[Today’s devotion on dealing with failure is part of the Weekend Word devotional series. Come back every Saturday for additional insights from God’s Word to jumpstart your week.]
Read: John 21:15-19
Today’s Scripture: 22 Because of the Lord’s faithful love
we do not perish,
for His mercies never end.
23 They are new every morning;
great is Your faithfulness! (Lamentations 3:22-23)
Whenever my sister’s dog is around and I walk into the room, she grabs the nearest toy and brings it to me. This is how she greets me, always excited to play. She gets so excited to play that she sometimes tries to grab two toys.
She’s a little dog with a little mouth. Two large toys simply aren’t going to fit. She may want the second toy more, but because she won’t let go of the first toy, it hinders her ability to use the second.
This is a lighthearted illustration for what is a bit more of a serious topic. There are things in our lives that we often have a hard time letting go of, and because we don’t let go of those things, they can hinder our ability to accomplish the next thing God wants for us.
The things that hold us back can be almost anything, but I want to direct our attention today to these two: past events and past failures.
For Peter, his denial of Christ must have felt like a source of shame. We don’t get a whole lot of insight into his thought process after the event, but we do know that he “wept bitterly” (Luke 22:62) when his gaze connected with Jesus’ after the rooster crowed. He had proclaimed so valiantly that he was willing to die for Jesus (v. 33) but later denied even knowing him. I wonder if he felt disqualified from his calling as a disciple.
This failure hung over him so much that when Jesus was resurrected and met with him, Peter had a difficult time loving Him to the fullest. For those unfamiliar with the Greek in the text of John 21, our English vocabulary doesn’t fully express what’s really going on here. When Jesus asks Peter if he loves Him, he’s using the word “agapaó” for “love,” denoting the kind of deep love that God has for His people. The kind of love that led Jesus to the cross for us. Peter, in turn, says that of course he loves Him, but uses the word “phileó,” which is more of a brotherly affection kind of love. It wasn’t the same kind of love. He likely felt that he had let Jesus down, and thus had a hard time expressing his full love for his Savior.
It’s easy for us to let the weight of our past experiences and past failures hinder our love for God, for others, and for ourselves. We may even feel disqualified from the calling that God has for us. But being disqualified didn’t end up being Peter’s story, and it doesn’t have to be yours, and it doesn’t have to be mine.
Despite his shortcomings, Jesus still loved Peter, and He still had a purpose for him. Peter was to take care of God’s people, and we get to follow up on his incredible escapades in the book of Acts.
Your past doesn’t disqualify you from the future God has for you. There are times when you might fail or falter, but we know that “[God’s mercies] are new every morning”(Lamentations 3:23). His forgiveness is readily available. His calling is still accessible. If you fall today, tomorrow’s a new day. It’s another chance to try again, another chance to serve God to the fullest.

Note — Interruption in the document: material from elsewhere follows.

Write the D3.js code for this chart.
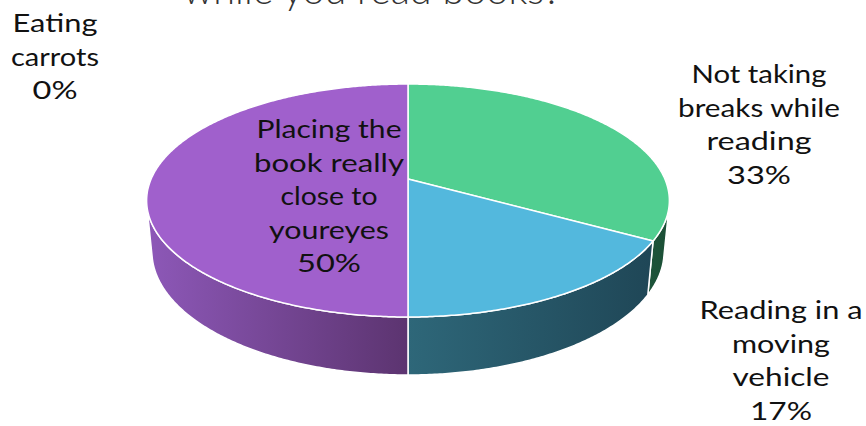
<!DOCTYPE html>
<html><head><meta charset="utf-8">
<script src="https://cdn.jsdelivr.net/npm/d3@7"></script>
<style>html,body{margin:0;padding:0;background:#fff;overflow:hidden}</style>
</head><body>
<svg id="chart" width="866" height="426"></svg>
<script>
// ---- data ----
const categories = ["Not taking breaks while reading", "Reading in a moving vehicle", "Placing the book really close to youreyes", "Eating carrots"];
const values = [2, 1, 3, 0];
const labelLines = [["Not taking", "breaks while", "reading"], ["Reading in a", "moving", "vehicle"], ["Placing the", "book really", "close to", "youreyes"], ["Eating", "carrots"]];
const topColors = ["#51CF91", "#53B8DD", "#A060CC", "#E07A3A"];
const sideColors = [["#215E41", "#1B4F36"], ["#2E6779", "#1F4656"], ["#8D58B8", "#5C3470"], ["#A85528", "#8A4420"]];
const titleText = "while you read books?";

// ---- layout ----
const W = 866, H = 426;
const cam = {cx: 408, cy: 179, f: 1251, D: 4.87, s: 0.438, c: 0.899, h: 0.2218};
const labelLayout = [
  {x: 759, y: 83, widths: [135, 162, 105, 64]},
  {x: 781, y: 319, widths: [163, 98, 97, 62]},
  {x: 329, y: 138, widths: [145, 150, 97, 120, 64]},
  {x: 55, y: 32, widths: [85, 88, 45]}
];
const lineH = 33.6;
const gradX = [[600, 670], [408, 655], [147, 408], [0, 1]];

const svg = d3.select("#chart");
const total = d3.sum(values);
const fmt = d3.format(".0%");
const data = categories.map((name, i) => ({name, value: values[i], i}));
const arcs = d3.pie().sort(null).value(d => d.value)(data);

function project(theta, Y) {
  const X = Math.sin(theta), Z = -Math.cos(theta);
  const depth = cam.D - Y * cam.s - Z * cam.c;
  const w = Y * cam.c - Z * cam.s;
  return [cam.cx + cam.f * X / depth, cam.cy - cam.f * w / depth];
}
function arcPts(a, b, Y) {
  const n = Math.max(2, Math.ceil(Math.abs(b - a) / (Math.PI / 360)));
  return d3.range(n + 1).map(k => project(a + (b - a) * k / n, Y));
}
const line = d3.line();

const defs = svg.append("defs");
arcs.forEach((d, i) => {
  const g = defs.append("linearGradient").attr("id", "side" + i)
    .attr("gradientUnits", "userSpaceOnUse")
    .attr("x1", gradX[i][0]).attr("x2", gradX[i][1]).attr("y1", 0).attr("y2", 0);
  g.append("stop").attr("offset", "0%").attr("stop-color", sideColors[i][0]);
  g.append("stop").attr("offset", "100%").attr("stop-color", sideColors[i][1]);
});

// visible side range
const zmin = 1 / (cam.D * cam.c);
const tA = Math.acos(-zmin), tB = 2 * Math.PI - Math.acos(-zmin);

const sides = svg.append("g");
arcs.forEach((d, i) => {
  const a = Math.max(d.startAngle, tA), b = Math.min(d.endAngle, tB);
  if (b <= a) return;
  const pts = arcPts(a, b, 0).concat(arcPts(b, a, -cam.h));
  sides.append("path").attr("d", line(pts) + "Z")
    .attr("fill", `url(#side${i})`)
    .attr("stroke", "#fff").attr("stroke-width", 1.5).attr("stroke-linejoin", "round");
});

const tops = svg.append("g");
arcs.forEach((d, i) => {
  if (d.endAngle - d.startAngle <= 0) return;
  const pts = [[cam.cx, cam.cy]].concat(arcPts(d.startAngle, d.endAngle, 0));
  tops.append("path").attr("d", line(pts) + "Z")
    .attr("fill", topColors[i])
    .attr("stroke", "#fff").attr("stroke-width", 1.5).attr("stroke-linejoin", "round");
});

// labels
const labels = svg.append("g").attr("font-family", "Lato, 'Open Sans', sans-serif")
  .attr("font-size", 25).attr("fill", "#111").attr("text-anchor", "middle");
arcs.forEach((d, i) => {
  const L = labelLayout[i];
  const lines = labelLines[i].concat([fmt(values[i] / total)]);
  lines.forEach((t, k) => {
    labels.append("text").attr("x", L.x).attr("y", L.y + k * lineH)
      .attr("textLength", L.widths[k]).attr("lengthAdjust", "spacingAndGlyphs")
      .text(t);
  });
});

// title (cut off at top, as in the reference)
svg.append("text").attr("x", 183).attr("y", 4)
  .attr("font-family", "Lato, 'Open Sans', sans-serif").attr("font-weight", 300)
  .attr("font-size", 40).attr("fill", "#333")
  .attr("textLength", 378).attr("lengthAdjust", "spacingAndGlyphs")
  .text(titleText);
</script>
</body></html>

God’s not the one saying you’re not good enough or holding your past experiences against you. He’s the One who’s called you. It’s time to let go of those things that are holding you back and start fresh. Today’s a new day.
Today’s Thoughts: Is there a past experience that is holding you back from being your best? What might happen if you remembered that “God’s mercies are new every morning” and saw today as a fresh start?